Ethical frameworks and data sovereignty
A central pillar of effective Indigenous innovation is governance. Principles emphasizing community ownership, control, access, and stewardship of knowledge and data ensure that benefits accrue to the rights-holding communities. Free, Prior and Informed Consent (FPIC) should guide any partnership or research activity. Emerging frameworks for Indigenous data governance protect cultural knowledge, set standards for benefit sharing, and prevent exploitation.

How to support Indigenous innovation responsibly

– Center Indigenous leadership: Fund and partner with Indigenous-led organizations. When proposals come from communities, resources are more likely to align with local priorities.

– Respect governance and consent: Follow local decision-making processes and secure FPIC.

Clarify ownership and benefit-sharing before projects begin.

– Invest in capacity building: Support training, apprenticeships, and local entrepreneurship so projects remain community-run over time.

– Promote ethical procurement: Buy from Indigenous businesses and encourage public and private institutions to include Indigenous suppliers in procurement plans.

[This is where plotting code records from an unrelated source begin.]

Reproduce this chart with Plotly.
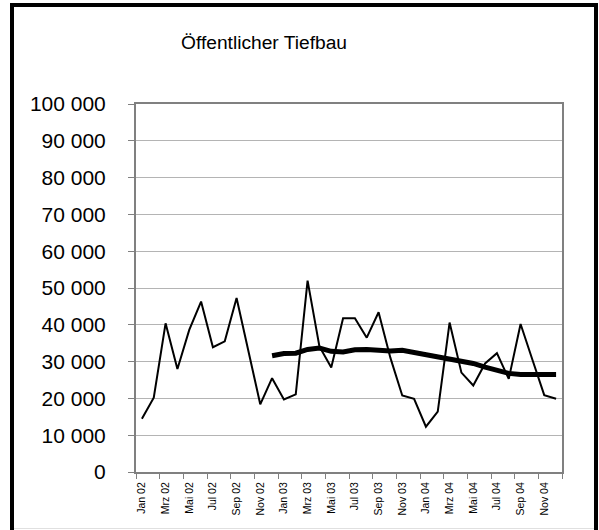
import plotly.graph_objects as go

months = ["Jan", "Feb", "Mrz", "Apr", "Mai", "Jun", "Jul", "Aug", "Sep", "Okt", "Nov", "Dez"]
years = ["02", "03", "04"]
categories = [f"{m} {y}" for y in years for m in months]

values = [14500, 20200, 40400, 28000, 38600, 46300, 33900, 35500, 47300, 32800, 18400, 25500,
          19700, 21100, 52000, 34100, 28400, 41800, 41800, 36500, 43400, 31000, 20800, 19900,
          12300, 16400, 40600, 27000, 23500, 29500, 32300, 25300, 40200, 30500, 20900, 19900]

ma_categories = categories[11:]
ma_values = [31600, 32200, 32300, 33300, 33700, 32800, 32600, 33200, 33300, 33000, 32900, 33100,
             32500, 31800, 31400, 30500, 30000, 29500, 28500, 27600, 26800, 26500, 26500, 26500, 26500]

title_text = "Öffentlicher Tiefbau"
font_family = "Liberation Sans, Arial, sans-serif"

fig = go.Figure()
fig.add_trace(go.Scatter(x=categories, y=values, mode="lines",
                         line=dict(color="black", width=2), showlegend=False))
fig.add_trace(go.Scatter(x=ma_categories, y=ma_values, mode="lines",
                         line=dict(color="black", width=5), showlegend=False))

W, H = 599, 530
L, R, T, B = 136, 37, 104, 58
pw, ph = W - L - R, H - T - B

def px(x):
    return (x - L) / pw

def py(y):
    return (H - B - y) / ph

fig.update_layout(
    width=W, height=H,
    margin=dict(l=L, r=R, t=T, b=B, pad=0),
    paper_bgcolor="white", plot_bgcolor="white",
    separators=", ",
    font=dict(family=font_family, color="black"),
    showlegend=False,
    hovermode=False,
    xaxis=dict(
        type="category", categoryorder="array", categoryarray=categories,
        range=[-0.5, 35.5], dtick=2, tickson="boundaries",
        ticks="outside", ticklen=5, tickcolor="#808080", tickwidth=1,
        tickangle=-90, tickfont=dict(size=10.5, family=font_family),
        showgrid=False, showline=True, linecolor="#808080", linewidth=2, mirror=True,
        ticklabelstandoff=4, zeroline=False,
    ),
    yaxis=dict(
        range=[0, 100000], dtick=10000, tickformat=",d",
        ticks="outside", ticklen=6, tickcolor="#808080", tickwidth=1,
        tickfont=dict(size=21, family=font_family),
        showgrid=True, gridcolor="#b4b4b4", gridwidth=1,
        showline=True, linecolor="#808080", linewidth=2, mirror=True,
        ticklabelstandoff=18, zeroline=False,
    ),
    annotations=[dict(
        text=title_text, xref="paper", yref="paper",
        x=px(263.5), y=py(42), xanchor="center", yanchor="middle",
        showarrow=False, font=dict(size=19.2, family=font_family, color="black"),
    )],
    shapes=[
        dict(type="line", xref="paper", yref="paper",
             x0=px(14), x1=px(595), y0=py(528.5), y1=py(528.5),
             line=dict(color="#e0e0e0", width=1)),
        dict(type="rect", xref="paper", yref="paper",
             x0=px(12), x1=px(596), y0=py(5), y1=py(540),
             line=dict(color="black", width=4)),
    ],
)

fig.write_html("out.html", config={"displayModeBar": False, "staticPlot": True},
               post_script="document.body.style.margin='0';")
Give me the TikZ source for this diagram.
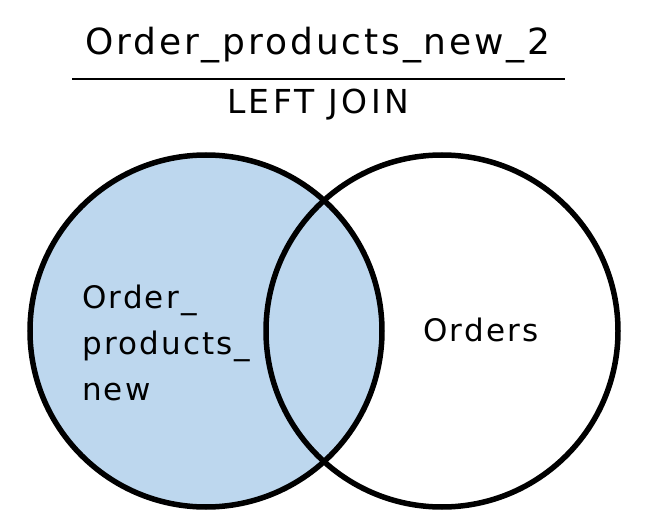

– Support legal and policy change: Advocate for laws and policies that recognize Indigenous rights, land tenure, and data sovereignty.

A resilient path forward
Indigenous innovation demonstrates that sustainable, equitable technology is not a distant ideal but a present practice. When communities lead, blending ancestral knowledge with contemporary tools, they create solutions that restore ecosystems, strengthen culture, and build lasting local economies. Supporting these efforts with respect, funding, and fair partnerships unlocks benefits for communities and the broader world.